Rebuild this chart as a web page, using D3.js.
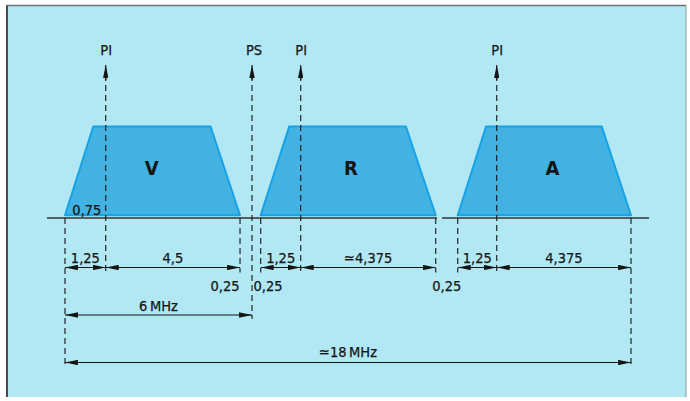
<!DOCTYPE html>
<html><head><meta charset="utf-8">
<script src="https://cdn.jsdelivr.net/npm/d3@7"></script>
<style>html,body{margin:0;padding:0;background:#fff;}svg{display:block;}</style>
</head><body>
<script>
// ---- data (frequencies in MHz as drawn in the diagram) ----
const bands        = ["V", "R", "A"];
const bandStart    = [0, 6.224, 12.49];
const bandTopStart = [0.90, 7.13, 13.39];
const bandTopEnd   = [4.63, 10.84, 17.07];
const bandEnd      = [5.566, 11.79, 18];
const bandLabelAt  = [2.76, 9.09, 15.5];

const carrierNames = ["PI", "PS", "PI", "PI"];
const carrierPos   = [1.295, 5.948, 7.496, 13.73];
const carrierLevel = 1.672;

const dimFrom   = [0, 1.295, 6.224, 7.496, 12.49, 13.73];
const dimTo     = [1.295, 5.566, 7.496, 11.79, 13.73, 18];
const dimLabels = ["1,25", "4,5", "1,25", "\u22434,375", "1,25", "4,375"];

const gapLabels = ["0,25", "0,25", "0,25"];
const gapFrom   = [5.566, 5.948, 11.79];
const gapTo     = [5.566, 5.948, 12.49];

const channelSpan  = [0, 5.948];
const channelLabel = "6\u2009MHz";
const totalSpan    = [0, 18];
const totalLabel   = "\u224318\u2009MHz";
const vestigial    = "0,75";

// ---- layout ----
const W = 690, H = 401;
const svg = d3.select("body").append("svg").attr("width", W).attr("height", H);
const x = d3.scaleLinear().domain([0, 18]).range([65, 631]);
const y = d3.scaleLinear().domain([0, 1]).range([218, 126.5]);
const row1 = 267.5, row3 = 315, row4 = 362.5;
const ink = "#151515";
const font = "'DejaVu Sans Condensed', 'DejaVu Sans', sans-serif";

// frame
svg.append("rect").attr("width", W).attr("height", H).attr("fill", "#fff");
svg.append("rect").attr("x", 7).attr("y", 5).attr("width", 679).attr("height", 392).attr("fill", "#b1e8f4");
svg.append("line").attr("x1", 7).attr("x2", 7).attr("y1", 5).attr("y2", 397).attr("stroke", "#4a4a4a").attr("stroke-width", 2);
svg.append("line").attr("x1", 7).attr("x2", 686).attr("y1", 5.5).attr("y2", 5.5).attr("stroke", "#6d7373").attr("stroke-width", 1.5);
svg.append("line").attr("x1", 686).attr("x2", 686).attr("y1", 5).attr("y2", 397).attr("stroke", "#8a9a9c").attr("stroke-width", 1);

// arrowhead marker
const defs = svg.append("defs");
defs.append("marker").attr("id", "ah").attr("viewBox", "0 0 13 5.4")
  .attr("refX", 13).attr("refY", 2.7).attr("markerWidth", 13).attr("markerHeight", 5.4)
  .attr("markerUnits", "userSpaceOnUse").attr("orient", "auto-start-reverse")
  .append("path").attr("d", "M0,0 L13,2.7 L0,5.4 Z").attr("fill", ink);

function label(xx, yy, t, opts = {}) {
  return svg.append("text").attr("x", xx).attr("y", yy)
    .attr("text-anchor", opts.anchor || "middle")
    .attr("font-family", font).attr("font-size", opts.size || 14.5)
    .attr("font-weight", opts.weight || "normal")
    .attr("fill", ink).attr("stroke", ink).attr("stroke-width", opts.sw === undefined ? 0.25 : opts.sw)
    .text(t);
}

// trapezoids
const area = d3.line().x(d => x(d[0])).y(d => y(d[1]));
bands.forEach((b, i) => {
  const pts = [[bandStart[i], 0.03], [bandTopStart[i], 1], [bandTopEnd[i], 1], [bandEnd[i], 0.03]];
  svg.append("path").attr("d", area(pts) + "Z").attr("fill", "#42b2e2")
    .attr("stroke", "#15a2e7").attr("stroke-width", 2).attr("stroke-linejoin", "round");
  label(x(bandLabelAt[i]), 175, b, {size: 20, weight: "bold", sw: 0});
});

// baseline (with small break between R and A)
svg.append("line").attr("x1", 47).attr("x2", 437).attr("y1", y(0)).attr("y2", y(0)).attr("stroke", "#333").attr("stroke-width", 1.5);
svg.append("line").attr("x1", 442).attr("x2", 649).attr("y1", y(0)).attr("y2", y(0)).attr("stroke", "#333").attr("stroke-width", 1.5);

// extension lines (dashed)
const dash = "6,4";
function ext(f, y1, y2) {
  svg.append("line").attr("x1", x(f)).attr("x2", x(f)).attr("y1", y1).attr("y2", y2)
    .attr("stroke", ink).attr("stroke-width", 1.1).attr("stroke-dasharray", dash);
}
ext(totalSpan[0], y(0), row4 + 4);
ext(totalSpan[1], y(0), row4 + 4);
[bandEnd[0], bandStart[1], bandEnd[1], bandStart[2]].forEach(f => ext(f, y(0), row1 + 5));

// carriers: arrows + labels
carrierNames.forEach((n, i) => {
  const f = carrierPos[i];
  const bottom = n === "PS" ? row3 + 4 : row1 + 5;
  ext(f, y(carrierLevel) + 10, bottom);
  svg.append("line").attr("x1", x(f)).attr("x2", x(f)).attr("y1", y(carrierLevel) + 15).attr("y2", y(carrierLevel))
    .attr("stroke", ink).attr("stroke-width", 1.1).attr("marker-end", "url(#ah)");
  label(x(f) + (n === "PS" ? 2 : 0.5), 55, n);
});

// dimension arrows
function dim(f0, f1, yy, t, ly) {
  svg.append("line").attr("x1", x(f0)).attr("x2", x(f1)).attr("y1", yy).attr("y2", yy)
    .attr("stroke", ink).attr("stroke-width", 1.1)
    .attr("marker-start", "url(#ah)").attr("marker-end", "url(#ah)");
  label((x(f0) + x(f1)) / 2, ly, t);
}
dimLabels.forEach((l, i) => dim(dimFrom[i], dimTo[i], row1, l, 263));
dim(channelSpan[0], channelSpan[1], row3, channelLabel, 311);
dim(totalSpan[0], totalSpan[1], row4, totalLabel, 357);

// gap labels 0,25
gapLabels.forEach((l, i) => {
  let anchor = "middle", xx = (x(gapFrom[i]) + x(gapTo[i])) / 2;
  if (i === 0) { anchor = "end"; xx = x(gapFrom[i]) - 0.5; }
  if (i === 1) { anchor = "start"; xx = x(gapFrom[i]) + 1.5; }
  label(xx, 291, l, {anchor});
});

// vestigial label
label((x(0) + x(carrierPos[0])) / 2 + 1.5, 215, vestigial);
</script>
</body></html>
------------------------------------
§ Required work
Exactly as written, please give again the lines from the beginning of the listing through the line containing "[5.566, 5.948, 12.49];", inclusive, without any pictures.

§ Answer to this exercise
Rebuild this chart as a web page, using D3.js.
<!DOCTYPE html>
<html><head><meta charset="utf-8">
<script src="https://cdn.jsdelivr.net/npm/d3@7"></script>
<style>html,body{margin:0;padding:0;background:#fff;}svg{display:block;}</style>
</head><body>
<script>
// ---- data (frequencies in MHz as drawn in the diagram) ----
const bands        = ["V", "R", "A"];
const bandStart    = [0, 6.224, 12.49];
const bandTopStart = [0.90, 7.13, 13.39];
const bandTopEnd   = [4.63, 10.84, 17.07];
const bandEnd      = [5.566, 11.79, 18];
const bandLabelAt  = [2.76, 9.09, 15.5];

const carrierNames = ["PI", "PS", "PI", "PI"];
const carrierPos   = [1.295, 5.948, 7.496, 13.73];
const carrierLevel = 1.672;

const dimFrom   = [0, 1.295, 6.224, 7.496, 12.49, 13.73];
const dimTo     = [1.295, 5.566, 7.496, 11.79, 13.73, 18];
const dimLabels = ["1,25", "4,5", "1,25", "\u22434,375", "1,25", "4,375"];

const gapLabels = ["0,25", "0,25", "0,25"];
const gapFrom   = [5.566, 5.948, 11.79];
const gapTo     = [5.566, 5.948, 12.49];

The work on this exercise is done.